The appeal of Assadism seems so obscurantist, so anti-intellectual & ignorant, almost cultish, & in fact large tendencies within Assadism are all of those. The dominant currents of Assadism, represented in the Hands Off Syria Coalition, are of course practitioners of realpolitik & defenders of dictatorship.
The essence of support for Assadist ideology is profound ignorance & prejudice of most westerners against Arabs & against Islam. US public schools still don’t teach Black & Native American history & until the civil rights movement even colleges didn’t teach those histories without lies & degradations.
So when it comes to Middle East history, the simple-minded misrepresentations used in Islamophobia found receptivity among liberals & socialists alike. Portraying Muslim women as beaten down & needing emancipation by US Marines became a rallying cry even among feminists & the veil became a symbol of their oppression. But if you go to the local University of Texas library, the section on Arab & Muslim feminism is a mile long–not just about them, but by them.
Islamophobes are so simple-minded in their portrayals that they need only a one-size-fits-all formula of regime-change to explain Libya, Yemen, Iraq, Syria. With such degraded understanding, they cannot conceive of popular struggles & revolutions for democracy as represented by the Arab Spring uprisings.
Like the portrayal of Blacks & Native Americans in pre-civil rights history & literature, the portrayal of Arabs & Muslims in popular culture is a travesty of social reality. It’s a straight shot from the racist & demeaning depictions of Arabs & Muslims in “Law & Order” episodes or in “Raiders of the Lost Ark” & its sequels to US Islamophobic war propaganda & Assadism.
That’s why it matters that we inform ourselves about the immeasurable political, social, intellectual, cultural, artistic, architectural contributions Arabs & Muslims have made, about their debates, their writings, the individuals who represented different eras.
Sharing this post from Jairus Banaji as part of that education because, believe me, most Americans have no idea about the Arab & Muslim societies which are determining the future of humanity.
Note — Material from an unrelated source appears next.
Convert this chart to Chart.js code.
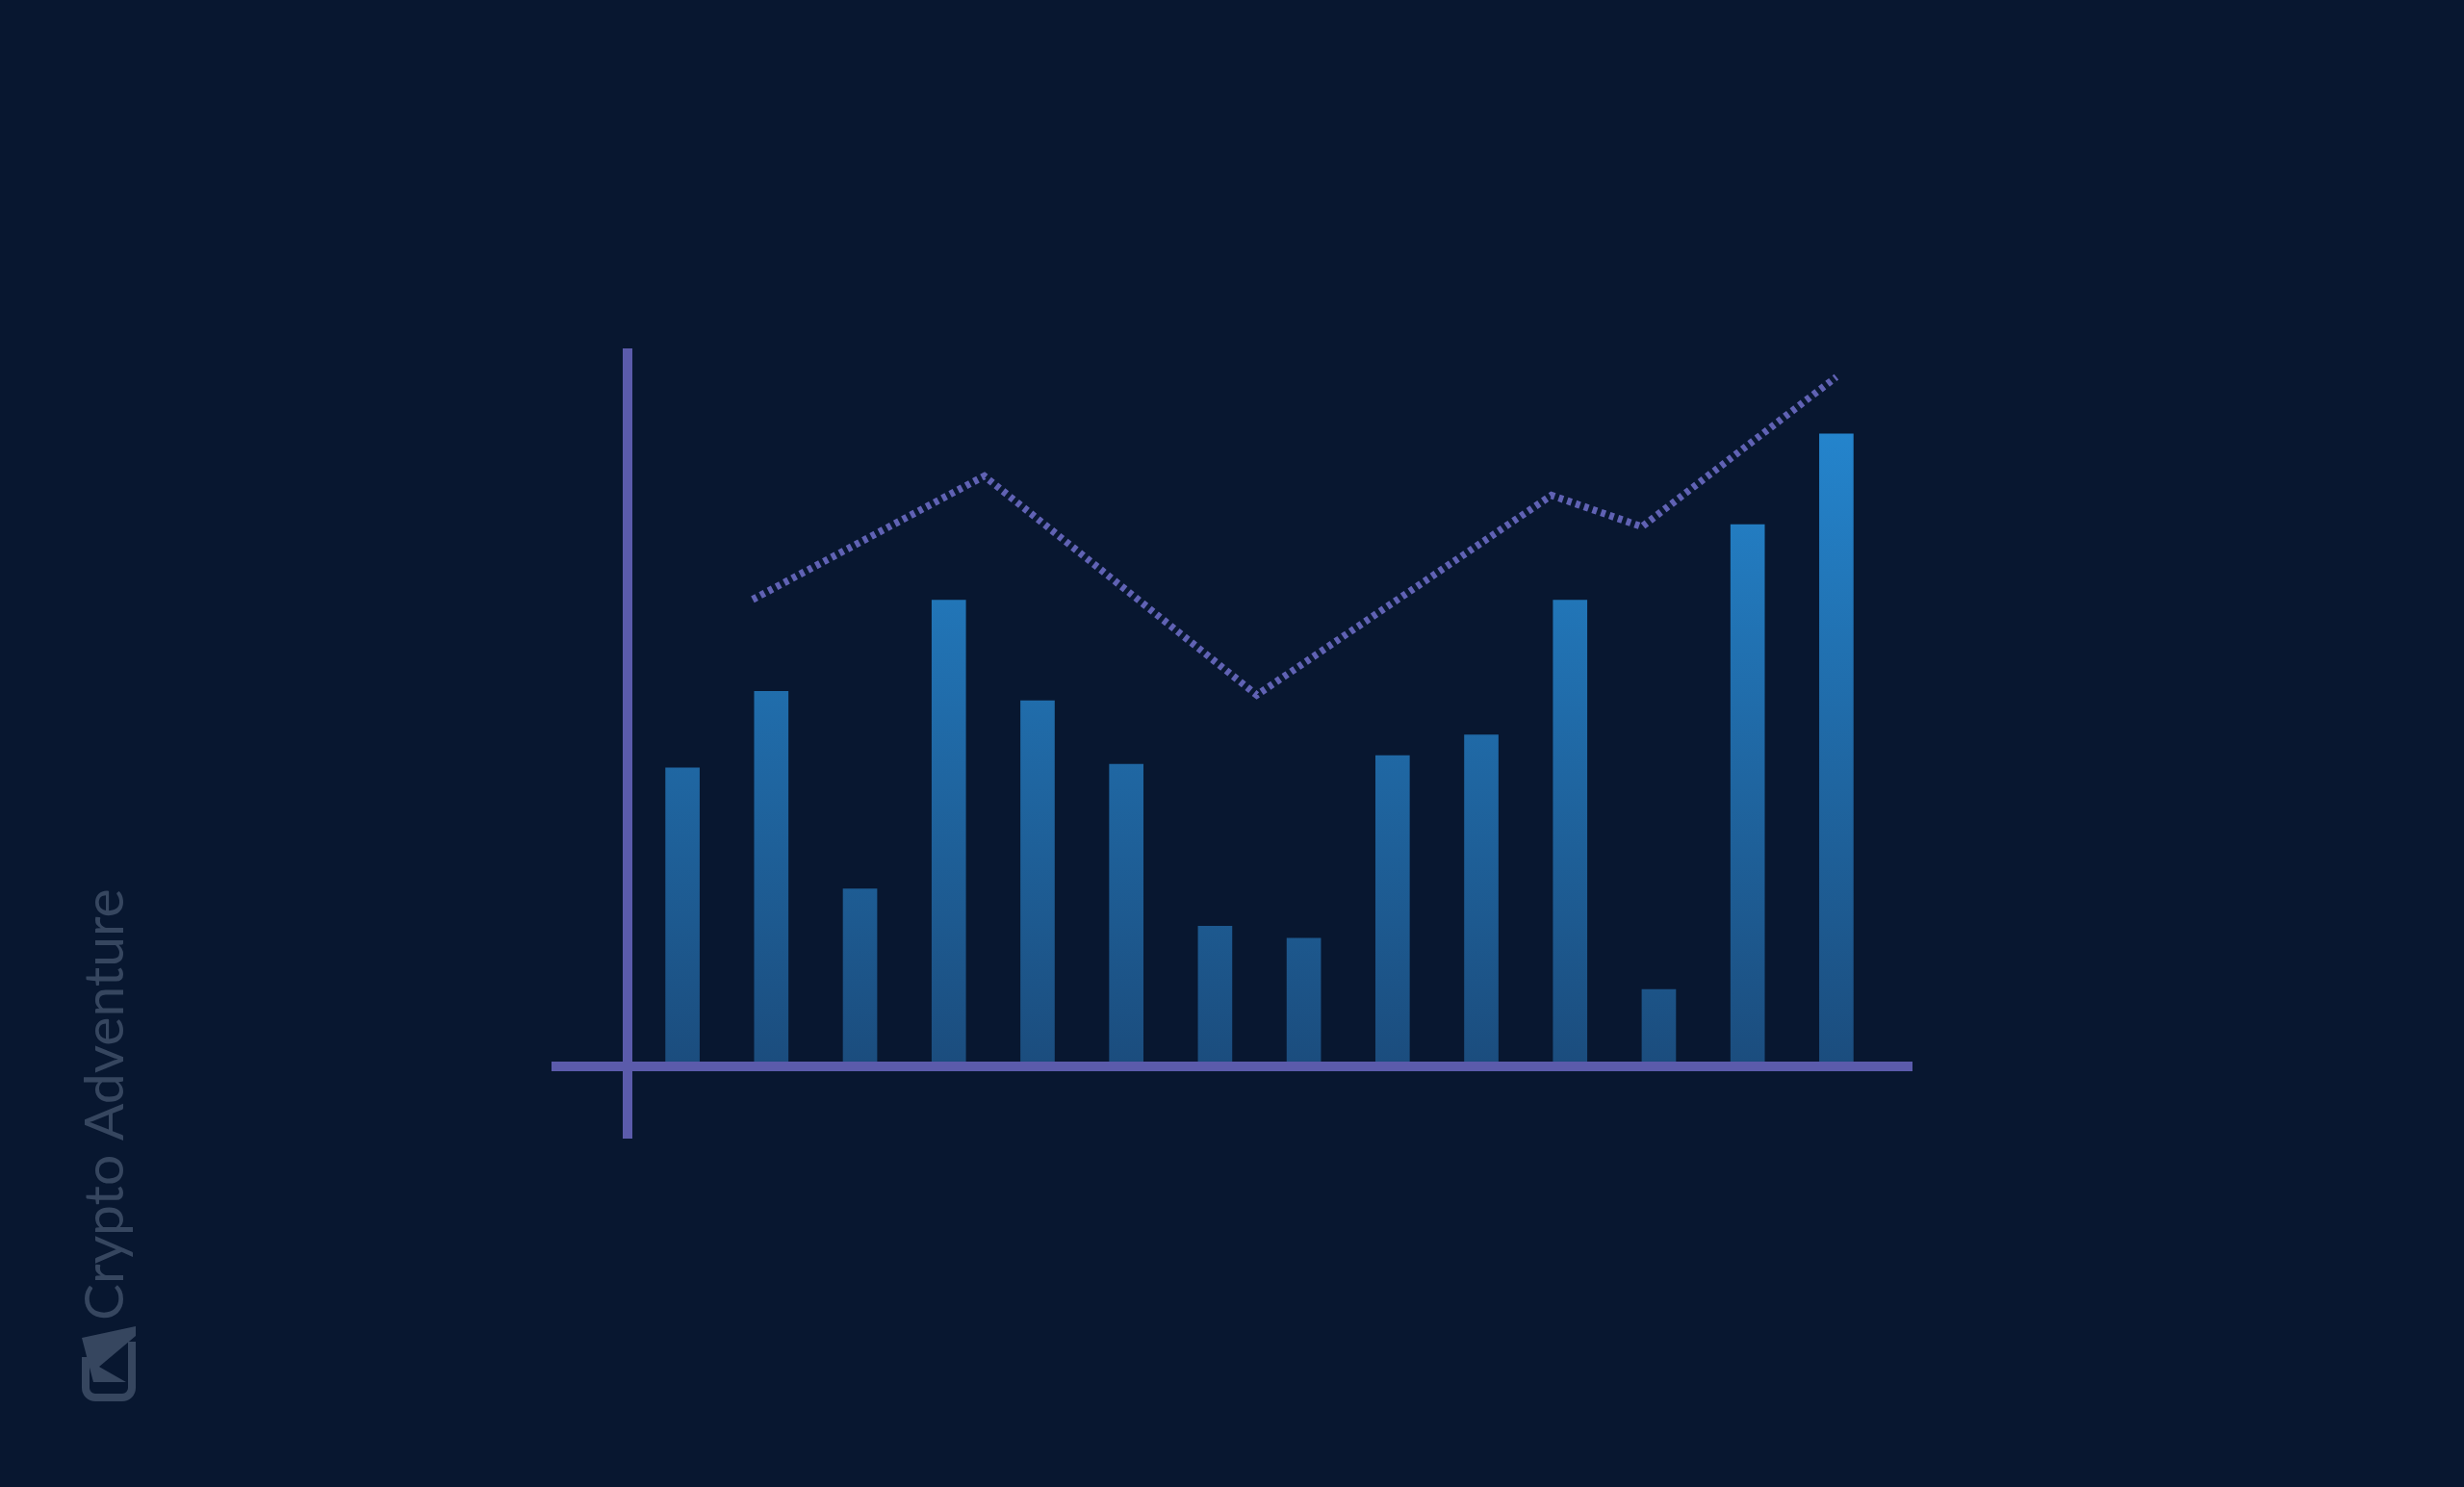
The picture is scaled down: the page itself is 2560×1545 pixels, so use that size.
<!DOCTYPE html>
<html>
<head>
<meta charset="utf-8">
<script src="https://cdn.jsdelivr.net/npm/chart.js@4.4.1/dist/chart.umd.min.js"></script>
<style>
  html, body { margin: 0; padding: 0; background: #081730; overflow: hidden; }
  canvas { display: block; }
</style>
</head>
<body>
<canvas id="c" width="2560" height="1545"></canvas>
<script>
// ---- data ----
const categories = ['1','2','3','4','5','6','7','8','9','10','11','12','13','14'];
const barValues = [41.2, 51.9, 24.2, 64.7, 50.6, 41.7, 19.0, 17.3, 42.9, 45.8, 64.7, 10.1, 75.3, 88.0];
const lineX = [0.79, 3.40, 6.47, 9.79, 10.81, 13.0];
const lineY = [64.8, 82.1, 51.4, 79.4, 75.0, 96.0];
const yMin = 0;
const yMax = 100;
const watermarkText = 'Crypto Adventure';

// ---- styles ----
const BG = '#081730';
const AXIS_COLOR = '#5b5bab';
const LINE_COLOR = '#6062b4';
const WM_COLOR = '#36465f';

const decor = {
  id: 'decor',
  beforeDraw(chart) {
    const ctx = chart.ctx;
    ctx.save();
    ctx.fillStyle = BG;
    ctx.fillRect(0, 0, chart.width, chart.height);
    // watermark
    ctx.fillStyle = WM_COLOR;
    ctx.translate(128, 1372);
    ctx.rotate(-Math.PI / 2);
    ctx.font = '400 57px Lato, "Open Sans", sans-serif';
    ctx.textBaseline = 'alphabetic';
    ctx.textAlign = 'left';
    ctx.fillText(watermarkText, 0, 0);
    ctx.restore();

    // logo (rounded square with "A" wedge)
    ctx.save();
    ctx.strokeStyle = WM_COLOR;
    ctx.fillStyle = WM_COLOR;
    ctx.lineWidth = 8;
    const lx = 89, ly = 1380, lw = 48, lh = 72, r = 10;
    ctx.beginPath();
    ctx.moveTo(lx + lw, ly + 14);
    ctx.lineTo(lx + lw, ly + lh - r);
    ctx.arcTo(lx + lw, ly + lh, lx + lw - r, ly + lh, r);
    ctx.lineTo(lx + r, ly + lh);
    ctx.arcTo(lx, ly + lh, lx, ly + lh - r, r);
    ctx.lineTo(lx, ly + 30);
    ctx.stroke();
    ctx.beginPath();
    ctx.moveTo(lx - 4, ly + 10);
    ctx.lineTo(lx + lw + 4, ly - 2);
    ctx.lineTo(lx + lw + 4, ly + 8);
    ctx.lineTo(lx + 14, ly + 40);
    ctx.lineTo(lx + lw - 6, ly + 56);
    ctx.lineTo(lx + 8, ly + 56);
    ctx.closePath();
    ctx.fill();
    ctx.restore();
  },
  afterDatasetsDraw(chart) {
    const ctx = chart.ctx;
    const a = chart.chartArea;
    const y0 = chart.scales.y.getPixelForValue(0);
    ctx.save();
    ctx.fillStyle = AXIS_COLOR;
    // vertical axis
    ctx.fillRect(a.left - 16, a.top, 10, (y0 - a.top) + 80);
    // horizontal axis
    ctx.fillRect(a.left - 90, y0, (a.right + 33) - (a.left - 90), 10);
    ctx.restore();
  }
};

new Chart(document.getElementById('c').getContext('2d'), {
  type: 'bar',
  data: {
    labels: categories,
    datasets: [
      {
        type: 'line',
        data: lineX.map((x, i) => ({ x: x, y: lineY[i] })),
        xAxisID: 'x2',
        yAxisID: 'y',
        borderColor: LINE_COLOR,
        borderWidth: 7.5,
        borderDash: [4.8, 4.5],
        pointRadius: 0,
        tension: 0,
        fill: false,
        order: 0
      },
      {
        type: 'bar',
        data: barValues,
        xAxisID: 'x',
        yAxisID: 'y',
        grouped: false,
        barThickness: 35,
        borderWidth: 0,
        order: 1,
        backgroundColor(context) {
          const chart = context.chart;
          const a = chart.chartArea;
          if (!a) return '#2070b0';
          const g = chart.ctx.createLinearGradient(0, chart.scales.y.getPixelForValue(88), 0, chart.scales.y.getPixelForValue(0));
          g.addColorStop(0, '#2484cc');
          g.addColorStop(1, '#1b4d7e');
          return g;
        }
      }
    ]
  },
  options: {
    responsive: false,
    animation: false,
    devicePixelRatio: 1,
    layout: { padding: { left: 663, right: 606, top: 362, bottom: 442 } },
    plugins: { legend: { display: false }, tooltip: { enabled: false } },
    scales: {
      x: { type: 'category', display: false, offset: true, grid: { display: false } },
      x2: { type: 'linear', display: false, offset: false, min: -0.5, max: 13.5, grid: { display: false } },
      y: { display: false, min: yMin, max: yMax, grid: { display: false } }
    }
  },
  plugins: [decor]
});
</script>
</body>
</html>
This essay is about the period roughly between WWI & WWII.
(The German Dadaists he mentions are my favorite era in art; I loved them for their iconoclasm & outrage at the excesses of German capitalism. To be frank, most surrealism in art & literature leaves me cold but they were an important artistic & political current.)
*****
By Jairus Banaji:
April 10th, 2017
“Vienna has been left to a rabble that has torn Renoir’s paintings and burned the writings of Freud in public places. The best works by great German painters such as Max Ernst, Paul Klee, Karl Hoffer, Kokoschka, George Grosz and Kandinsky have been confiscated and replaced by Nazi art of no value. The same recently took place in Rome where a committee was formed to purge literature, and, performing its duties, decided to eliminate works that went against nationalism and race, as well as any work raising pessimism.”
So says “Long live degenerate art!”, manifesto of the Egyptian surrealists dated December 1938.
The signatories included Georges Henein and Albert Cossery, both active in Jama’at al-fann wa al-hurriyyah (JFH) or the Art & Liberty Group, a surrealist collective based in Cairo and part of the International Federation of Independent Revolutionary Art (French acronym FIARI), a network of revolutionary artists conceived and launched by Breton and Trotsky in Mexico (in Frida Kahlo & Diego Rivera’s home) in 1938. When most parts of that network disintegrated in the 1940s, the Cairo surrealists remained active and ‘stubbornly promoted the FIARI programme’.
But “their publications delved into other subjects: antifascist action, anti-imperialism, radical educational reform, Freudian theory, women’s emancipation. Each issue of their newspaper al-Tatawwur (“Evolution”)—the first socialist journal in Egypt since Marxism was outlawed there in 1924 and the first socialist paper to publish completely in Arabic—affirmed some of its concerns in its editorial statement: ‘This review fights against the reactionary spirit, protects the rights of the individual and insists on the right of women to live in freedom. This review fights for modern art and free thought, and presents to young Egypt the movements of today.’ In the second issue of al-Tatawwur, a short statement by Tawfiq Hana’ Allah called “A School of Discontent” summed up the group’s goals: ‘Our primary task is to establish a school where we can teach people how and why they should be discontented, discontented with the chains that bind them and the society whose values are set in stone.’ In one police spy report filed with the Egyptian prime minister, al-Tatawwur was described as a publication dedicated to ‘spread anarchy, destroy morals and religion, and bring about the collapse of the pillars of the social and legal establishment necessary for the running of the country’”.
The photo shows the Egyptian writer Albert Cossery (1913–2008) whose first novel Les Hommes oubliés de Dieu (Men God Forgot) had a profound influence on the great Edwar al-Kharrat and through him on the beginnings of the modernist revolution in Arabic literature. Cossery (based in Paris for most of his life) boasted that he never wrote more than one phrase a day and would never write if he had nothing to say. He was fanatically dedicated to indolence which he described as ‘a form of living inwardly’ and of ‘reflection’.